▶ CHALLENGE
Strip the pictures and reproduce the rest of the listing exactly.

▶ SUPPLIED INFORMATION
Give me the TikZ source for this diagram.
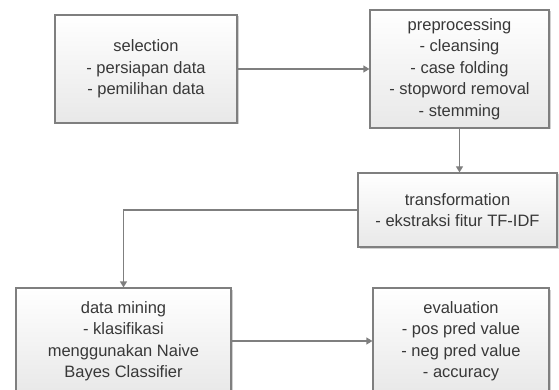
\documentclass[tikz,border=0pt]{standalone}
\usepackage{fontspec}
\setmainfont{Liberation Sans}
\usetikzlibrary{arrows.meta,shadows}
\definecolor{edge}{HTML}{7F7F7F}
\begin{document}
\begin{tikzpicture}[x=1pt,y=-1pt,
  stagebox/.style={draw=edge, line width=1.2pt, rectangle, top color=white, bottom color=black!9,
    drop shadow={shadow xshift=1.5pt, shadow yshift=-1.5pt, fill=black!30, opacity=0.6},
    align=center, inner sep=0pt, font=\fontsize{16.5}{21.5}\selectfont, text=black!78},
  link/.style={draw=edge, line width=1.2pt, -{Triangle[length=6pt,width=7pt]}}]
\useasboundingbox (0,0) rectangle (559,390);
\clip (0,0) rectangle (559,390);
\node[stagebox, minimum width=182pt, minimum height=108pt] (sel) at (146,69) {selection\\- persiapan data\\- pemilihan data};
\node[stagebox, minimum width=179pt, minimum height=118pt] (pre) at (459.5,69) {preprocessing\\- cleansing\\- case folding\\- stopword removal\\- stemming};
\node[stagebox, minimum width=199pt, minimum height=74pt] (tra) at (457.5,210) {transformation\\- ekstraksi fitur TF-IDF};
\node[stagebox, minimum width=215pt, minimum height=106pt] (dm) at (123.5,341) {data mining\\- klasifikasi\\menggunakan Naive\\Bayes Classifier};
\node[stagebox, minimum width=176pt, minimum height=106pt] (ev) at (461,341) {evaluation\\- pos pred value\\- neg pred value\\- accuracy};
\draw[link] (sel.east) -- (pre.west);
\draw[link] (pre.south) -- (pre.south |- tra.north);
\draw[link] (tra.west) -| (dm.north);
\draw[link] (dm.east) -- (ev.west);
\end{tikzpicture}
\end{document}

▶ THE RESPONSE
Give me the TikZ source for this diagram.
\documentclass[tikz,border=0pt]{standalone}
\usepackage{fontspec}
\setmainfont{Liberation Sans}
\usetikzlibrary{arrows.meta,shadows}
\definecolor{edge}{HTML}{7F7F7F}
\begin{document}
\begin{tikzpicture}[x=1pt,y=-1pt,
  stagebox/.style={draw=edge, line width=1.2pt, rectangle, top color=white, bottom color=black!9,
    drop shadow={shadow xshift=1.5pt, shadow yshift=-1.5pt, fill=black!30, opacity=0.6},
    align=center, inner sep=0pt, font=\fontsize{16.5}{21.5}\selectfont, text=black!78},
  link/.style={draw=edge, line width=1.2pt, -{Triangle[length=6pt,width=7pt]}}]
\useasboundingbox (0,0) rectangle (559,390);
\clip (0,0) rectangle (559,390);
\node[stagebox, minimum width=182pt, minimum height=108pt] (sel) at (146,69) {selection\\- persiapan data\\- pemilihan data};
\node[stagebox, minimum width=179pt, minimum height=118pt] (pre) at (459.5,69) {preprocessing\\- cleansing\\- case folding\\- stopword removal\\- stemming};
\node[stagebox, minimum width=199pt, minimum height=74pt] (tra) at (457.5,210) {transformation\\- ekstraksi fitur TF-IDF};
\node[stagebox, minimum width=215pt, minimum height=106pt] (dm) at (123.5,341) {data mining\\- klasifikasi\\menggunakan Naive\\Bayes Classifier};
\node[stagebox, minimum width=176pt, minimum height=106pt] (ev) at (461,341) {evaluation\\- pos pred value\\- neg pred value\\- accuracy};
\draw[link] (sel.east) -- (pre.west);
\draw[link] (pre.south) -- (pre.south |- tra.north);
\draw[link] (tra.west) -| (dm.north);
\draw[link] (dm.east) -- (ev.west);
\end{tikzpicture}
\end{document}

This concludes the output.